Between 560 and 525 B.C., three of the most important representatives of the black-figure style worked: Lydus, Amasis painter and Exekias.
Lydus -who as it is revealed by his name was probably of Lydian origin- must have led a whole workshop, since it is difficult to discern the works that have his signature , from others of the same style. He painted almost every type of vase, and a series of funerary painted plaques. In his best works, such as in dinos from the Acropolis, he has paid great attention to detail and has attributed a special sensitivity to animals. His compositions were bold, even when he processed standardised mythological themes. He must have worked until about 540 B.C., but his students kept his style alive until the end of the 6th century B.C.


The name Amasis Painter was taken from the potter whose vases he quite often decorated. However, most probably the painter and the potter were one and the same person. As his career lasted for over thitry years, he created and decorated almost every type of vase -except hydries and craters- and his technique was greately developed. His favourite shapes were the neck amphora and lekythos of the "Deianeira" type. However, besides being a very good painter he also was an excellent engraver. He decorated with detailed accuracy patterns and draperies, weapons, especially the emblems of shields. He preferred Dionysian thematology and his expertise in part heralded the red-figure technique, which was to follow.
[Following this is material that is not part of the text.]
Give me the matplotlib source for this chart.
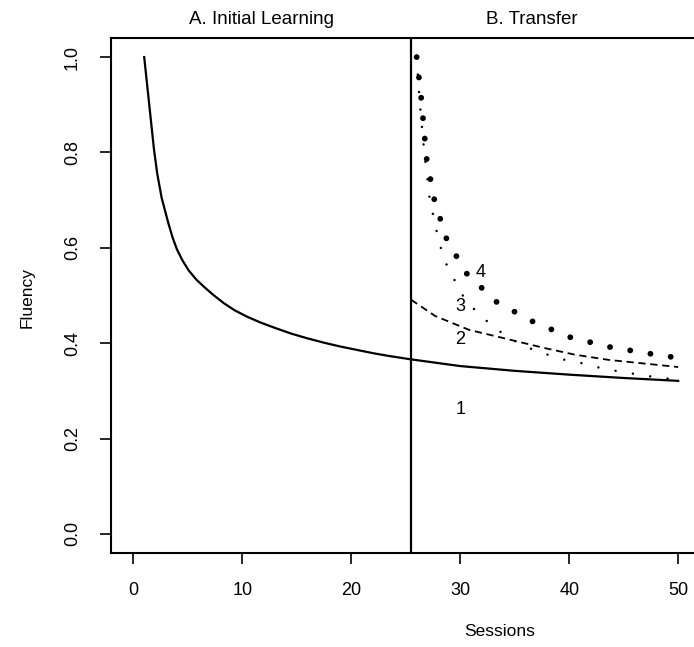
import matplotlib
matplotlib.use("Agg")
import matplotlib.pyplot as plt
import matplotlib.transforms as mtransforms

plt.rcParams['font.family'] = ['Liberation Sans', 'DejaVu Sans']

# panel A: initial learning (curve 1)
learn_x = [1, 1.9, 2.2, 2.6, 3.2, 3.6, 4.0, 4.5, 5.1, 5.8, 6.5, 7.3, 8.3, 9.3,
           10.4, 11.6, 13.0, 14.5, 16.0, 17.5, 19.0, 20.5, 22.0, 23.5, 25.5]
learn_y = [1.0, 0.806, 0.755, 0.705, 0.653, 0.622, 0.597, 0.574, 0.552, 0.533,
           0.518, 0.502, 0.484, 0.469, 0.456, 0.444, 0.432, 0.420, 0.410,
           0.401, 0.393, 0.386, 0.379, 0.373, 0.366]

# panel B: transfer curves 1-4
t1_x = [25.5, 30, 35, 40, 45, 50]
t1_y = [0.366, 0.352, 0.342, 0.334, 0.327, 0.321]

t2_x = [25.5, 27.7, 30.8, 33.9, 37.7, 40.5, 43.6, 46.6, 50]
t2_y = [0.491, 0.457, 0.428, 0.411, 0.390, 0.376, 0.365, 0.358, 0.350]

t3_x = [26, 26.3, 26.7, 27.2, 27.6, 28.0, 28.5, 29.3, 30.2, 31.4, 32.8, 34.5,
        37, 39.6, 41.4, 43.2, 45.1, 46.9, 50]
t3_y = [1.0, 0.9, 0.8, 0.702, 0.659, 0.618, 0.576, 0.540, 0.501, 0.468, 0.439,
        0.41, 0.383, 0.365, 0.357, 0.346, 0.339, 0.332, 0.323]

t4_x = [26, 26.4, 26.9, 27.6, 28.7, 30.5, 33.3, 36.5, 40, 43.7, 47.4, 50]
t4_y = [1.0, 0.919, 0.789, 0.703, 0.621, 0.548, 0.487, 0.447, 0.413, 0.392,
        0.378, 0.369]

curve_labels = ['1', '2', '3', '4']
label_x = [30.0, 30.0, 30.0, 31.9]
label_y = [0.26, 0.407, 0.476, 0.549]

split_x = 25.5
xticks = [0, 10, 20, 30, 40, 50]
yticks = [0.0, 0.2, 0.4, 0.6, 0.8, 1.0]

fig = plt.figure(figsize=(6.94, 6.47), dpi=100)
ax = fig.add_axes([111.5 / 694, 94 / 647, 588.5 / 694, 515 / 647])

ax.plot(learn_x, learn_y, color='black', lw=1.6, solid_joinstyle='round')
ax.plot(t1_x, t1_y, color='black', lw=1.6)
ax.plot(t2_x, t2_y, color='black', lw=1.3, linestyle=(0, (4, 2.6)))
ax.plot(t3_x, t3_y, color='black', lw=1.8, linestyle=(0, (0.01, 7)),
        dash_capstyle='round')
ax.plot(t4_x, t4_y, color='black', lw=4.2, linestyle=(0, (0.01, 3.5)),
        dash_capstyle='round')
ax.axvline(split_x, color='black', lw=1.6)

for lab, lx, ly in zip(curve_labels, label_x, label_y):
    ax.text(lx, ly, lab, fontsize=13, ha='center', va='center')

ax.set_xlim(-2, 52)
ax.set_ylim(-0.04, 1.04)
ax.set_xticks(xticks)
ax.set_xticklabels([str(t) for t in xticks])
ax.set_yticks(yticks)
ax.set_yticklabels([f'{t:.1f}' for t in yticks], rotation=90, va='center')
ax.tick_params(axis='x', length=8, width=1.2, pad=13, labelsize=13)
ax.tick_params(axis='y', length=8, width=1.2, pad=14, labelsize=13)
for sp in ax.spines.values():
    sp.set_linewidth(1.5)

trans = mtransforms.blended_transform_factory(ax.transData, ax.transAxes)
ax.text(11.8, 1.035, 'A. Initial Learning', transform=trans,
        ha='center', va='center', fontsize=13.5)
ax.text(36.6, 1.035, 'B. Transfer', transform=trans,
        ha='center', va='center', fontsize=13.5)

ax.text(-0.144, 0.497, 'Fluency', transform=ax.transAxes, rotation=90,
        ha='center', va='center', fontsize=12.5)
fig.text(500 / 694, 1 - 632 / 647, 'Sessions', ha='center', va='center',
         fontsize=12.5)

fig.savefig('out.png', dpi=100)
Exekias was also a potter and painter and owed a lot to the technique and the tradition of the group from which he came, and which is conventionally called "group Å". He is distinguished for the statuesque standards of his figures, the developed three-dimensional folds of the clothes, the rich patterns, the well-made shields and the trimmed manes of the horses. His innovations extended in every sector: probably it was he who for the first time used the coral-red colour and drew the known apotropaic eye, the so-called "eye" kylikes. Furthermore, he chose most original ways for the depiction of known mythological episodes, as in the case of Ajax's suicide or the return of the Dioskouroi.

During the same period miniature painting is also developed, which was better suited to the various types of kylikes that were produced in the Athenian Ceramicus. According their decoration and shape they are classed as Gordion kylikes, lip kylikes, band kylikes, Droop and Cassel kylikes. Many new shapes were introduced by the potter Nikosthenes, apparently influenced by the types of the Etruscan bucchero. The amphora, kyathos and pyxis are some of its most characteristic shapes, and thus they are called "Nikosthenic". This period -which is the apex of the black-figure style- finishes with the first signs of exhausting its possibilities, which already appear in the manneristic work of the Affecter and of the Elbows out Painter.